The community itself is bitterly divided over what they should do. Many see joining the Kurds as a move for self-preservation and some semblance of autonomy in being part of an area where many Christian enclaves already exist in relative peace. Others say this level of independence can be achieved via Baghdad.

Danna says the Kurds have promised autonomy and special status to the Christians if they join Kurdistan.

"We are protecting them from terrorist attacks," says Muhammad Ihsan, Kurdistan's minister of extraregional affairs, about the heavy Kurdish presence in the Nineveh Plain, adding that Christians and Kurds have always had "great relations" and that his government would "respect" the ultimate wishes of the people.

The Plain is home to other minorities like the Shabak and the Kurdish-speaking Yazidis, who suffered devastating attacks last summer in another part of Nineveh. Places like Bahzani, Basheeqa, and Sheikhan, where Yazidis dominate, are already de facto part of Kurdistan.

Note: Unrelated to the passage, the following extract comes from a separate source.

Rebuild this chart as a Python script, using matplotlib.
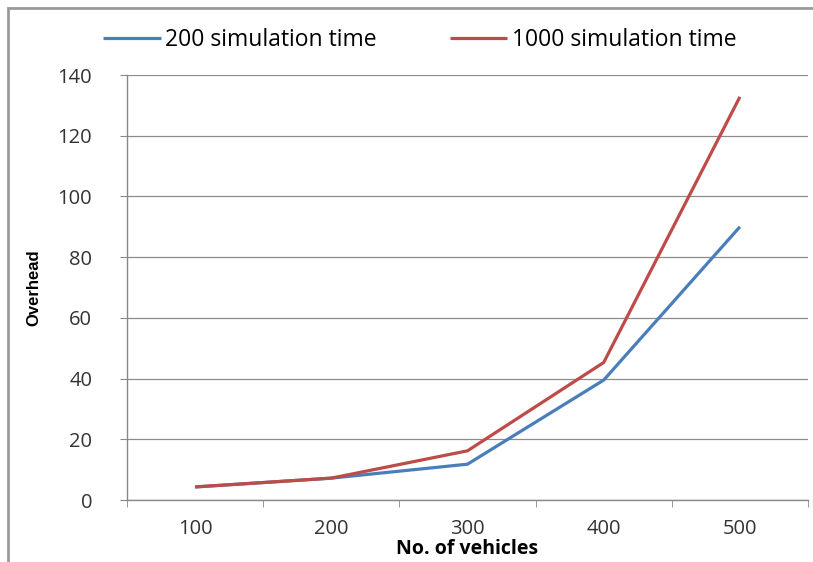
import matplotlib
matplotlib.use("Agg")
import matplotlib.pyplot as plt
from matplotlib.patches import Rectangle

categories = ["100", "200", "300", "400", "500"]
sim200 = [4.3, 7.2, 11.8, 39.5, 90.0]
sim1000 = [4.3, 7.2, 16.2, 45.3, 132.8]
series_names = ["200 simulation time", "1000 simulation time"]
yticks = [0, 20, 40, 60, 80, 100, 120, 140]

plt.rcParams['font.family'] = ['Open Sans', 'DejaVu Sans']

fig = plt.figure(figsize=(8.13, 5.62), dpi=100)
ax = fig.add_axes([127/813, 62/562, 681/813, 425/562])

x = list(range(len(categories)))
ax.plot(x, sim200, color="#4A7EBB", lw=2.3, label=series_names[0], solid_capstyle='butt')
ax.plot(x, sim1000, color="#BE4B48", lw=2.3, label=series_names[1], solid_capstyle='butt')

ax.set_xlim(-0.5, len(categories) - 0.5)
ax.set_ylim(0, 140)
ax.set_yticks(yticks)
ax.set_yticklabels([str(v) for v in yticks], fontsize=14.5, color="#333333")
ax.set_xticks(x)
ax.set_xticklabels(categories, fontsize=14.5, color="#333333")
ax.set_xticks([i - 0.5 for i in range(len(categories) + 1)], minor=True)
ax.tick_params(axis='x', which='major', length=0, pad=14)
ax.tick_params(axis='x', which='minor', length=5, color="#888888", direction='out')
ax.tick_params(axis='y', length=5, color="#888888", direction='out', pad=20)

ax.grid(axis='y', color="#8c8c8c", lw=0.9)
ax.set_axisbelow(True)
for s in ['top', 'right']:
    ax.spines[s].set_visible(False)
for s in ['left', 'bottom']:
    ax.spines[s].set_color("#888888")
    ax.spines[s].set_linewidth(1.0)

ax.set_xlabel("No. of vehicles", fontsize=14, fontweight='bold', labelpad=0)
ax.set_ylabel("Overhead", fontsize=12, fontweight='bold', labelpad=12,
              family=['Liberation Sans Narrow', 'Liberation Sans', 'DejaVu Sans'])

fig.legend(loc='center', bbox_to_anchor=(420/813, 1 - 40/562), ncol=2, frameon=False,
           fontsize=16.5, handlelength=2.5, handletextpad=0.2, columnspacing=3.2)

fig.patches.append(Rectangle((8/813, -0.01), 1.0, 1 - 8/562 + 0.01, transform=fig.transFigure,
                             fill=False, edgecolor="#9a9a9a", lw=2.0))

fig.savefig("out.png", dpi=100)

"No doubt our future is more secure inside Kurdistan," says Romeo Hakari, a leader of a political party that joined a special council formed one year ago and backed by Aghajan to promote this vision.

But not everyone agrees. The strongest opposition comes from the Assyrian Democratic Movement (ADM).

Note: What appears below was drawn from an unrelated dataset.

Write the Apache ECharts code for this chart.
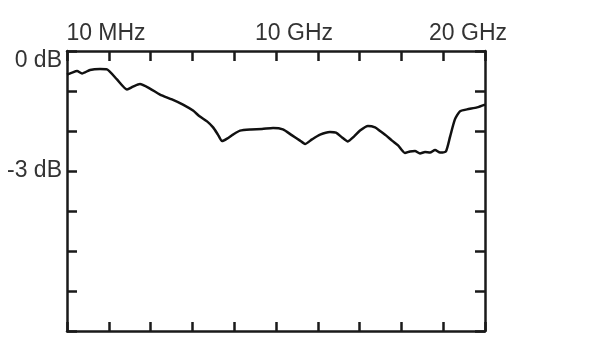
<!DOCTYPE html>
<html>
<head>
<meta charset="utf-8">
<script src="https://cdn.jsdelivr.net/npm/echarts@6/dist/echarts.min.js"></script>
<style>html,body{margin:0;padding:0;background:#fff;}#c{width:600px;height:350px;}</style>
</head>
<body>
<div id="c"></div>
<script>
// frequency in GHz (10 MHz ~ 0)
var freqGHz = [0, 0.24, 0.48, 0.72, 1.10, 1.58, 1.91, 2.39, 2.87, 3.16, 3.49, 3.97, 4.45, 5.02, 5.55, 6.03, 6.36, 6.70, 6.99, 7.22, 7.42, 7.66, 7.94, 8.28, 8.76, 9.33, 9.86, 10.33, 10.77, 11.15, 11.39, 11.72, 12.11, 12.58, 12.87, 13.16, 13.44, 13.73, 14.02, 14.40, 14.74, 14.98, 15.26, 15.55, 15.84, 16.17, 16.41, 16.65, 16.89, 17.13, 17.37, 17.61, 17.85, 18.13, 18.33, 18.56, 18.80, 19.14, 19.62, 20.0];
var gainDb = [-0.59, -0.54, -0.50, -0.56, -0.475, -0.45, -0.46, -0.71, -0.96, -0.89, -0.825, -0.94, -1.09, -1.21, -1.34, -1.49, -1.64, -1.76, -1.91, -2.09, -2.25, -2.19, -2.09, -1.99, -1.96, -1.95, -1.925, -1.96, -2.11, -2.24, -2.325, -2.21, -2.09, -2.025, -2.04, -2.16, -2.26, -2.14, -1.99, -1.875, -1.91, -2.00, -2.11, -2.24, -2.36, -2.55, -2.51, -2.50, -2.56, -2.525, -2.54, -2.475, -2.54, -2.51, -2.14, -1.71, -1.51, -1.46, -1.41, -1.34];
var xTickLabels = {0: '10 MHz', 10: '10 GHz', 20: '20 GHz'};
var yTickLabels = {'0': '0 dB', '-3': '-3 dB'};

var chart = echarts.init(document.getElementById('c'), null, {renderer: 'canvas'});
var frameColor = '#1a1a1a';
var lab = {color: '#333', fontFamily: 'Liberation Sans, Arial, sans-serif', fontSize: 23};
var pts = freqGHz.map(function (f, i) { return [f, gainDb[i]]; });

chart.setOption({
  animation: false,
  backgroundColor: '#fff',
  grid: {left: 67, top: 51, width: 418, height: 280, containLabel: false, outerBoundsMode: 'none'},
  xAxis: [{
    type: 'value', position: 'top', min: 0, max: 20, interval: 2,
    axisLine: {show: true, lineStyle: {color: frameColor, width: 2.5}},
    axisTick: {show: true, inside: true, length: 10, lineStyle: {color: frameColor, width: 2.5}},
    splitLine: {show: false},
    axisLabel: {
      show: true, margin: 6, showMinLabel: true, showMaxLabel: true, hideOverlap: false,
      formatter: function (v) {
        if (v === 0) return '{a|' + xTickLabels[0] + '}';
        if (v === 10) return '{b|' + xTickLabels[10] + '}';
        if (v === 20) return '{c|' + xTickLabels[20] + '}';
        return '';
      },
      rich: {
        a: Object.assign({padding: [0, 0, 0, 78]}, lab),
        b: Object.assign({padding: [0, 0, 0, 36]}, lab),
        c: Object.assign({padding: [0, 34, 0, 0]}, lab)
      }
    }
  }, {
    type: 'value', position: 'bottom', min: 0, max: 20, interval: 2,
    axisLine: {show: true, onZero: false, lineStyle: {color: frameColor, width: 2.5}},
    axisTick: {show: true, inside: true, length: 9, lineStyle: {color: frameColor, width: 2.5}},
    splitLine: {show: false},
    axisLabel: {show: false}
  }],
  yAxis: [{
    type: 'value', position: 'left', min: -7, max: 0, interval: 1,
    axisLine: {show: true, onZero: false, lineStyle: {color: frameColor, width: 2.5}},
    axisTick: {show: true, inside: true, length: 10, lineStyle: {color: frameColor, width: 2.5}},
    splitLine: {show: false},
    axisLabel: {
      show: true, margin: 5, showMinLabel: true, showMaxLabel: true,
      formatter: function (v) {
        if (v === 0) return '{t|' + yTickLabels['0'] + '}';
        if (v === -3) return '{m|' + yTickLabels['-3'] + '}';
        return '';
      },
      rich: {
        t: Object.assign({padding: [20, 0, 0, 0]}, lab),
        m: Object.assign({}, lab)
      }
    }
  }, {
    type: 'value', position: 'right', min: -7, max: 0, interval: 1,
    axisLine: {show: true, onZero: false, lineStyle: {color: frameColor, width: 2.5}},
    axisTick: {show: true, inside: true, length: 10, lineStyle: {color: frameColor, width: 2.5}},
    splitLine: {show: false},
    axisLabel: {show: false}
  }],
  series: [{
    type: 'line', xAxisIndex: 0, yAxisIndex: 0, data: pts,
    showSymbol: false, smooth: 0.2,
    lineStyle: {color: '#111', width: 2.5}
  }, {
    type: 'line', xAxisIndex: 1, yAxisIndex: 1, data: pts,
    showSymbol: false, silent: true,
    lineStyle: {opacity: 0, width: 0}
  }]
});
</script>
</body>
</html>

Shmael Benjamin, a former party leader based in Ainkawa, says Kurds, Assyrians, and other minorities all suffered from Saddam Hussein's policy of resettling Arabs in northern Iraq known as "Arabization." Now the Kurds, close allies of Washington, seem to be doing the same thing with "Kurdification."

The ADM's power base in the plain is in Talkeif, the westernmost town nearest Mosul, which has a significant Sunni Arab population as well. Young men in military fatigues carrying AK-47s guard the party's headquarters next to the main church.

Johnny Khoshaba, a blogger in Talkeif, was arrested last month and taken to a prison inside Kurdistan for speaking out against Aghajan, Kurdish practices, in the area, and the alleged corruption of church figures. He says he was released only after signing a pledge to stop his writing.

"This scream is for my church and our liberty," says the blog's banner.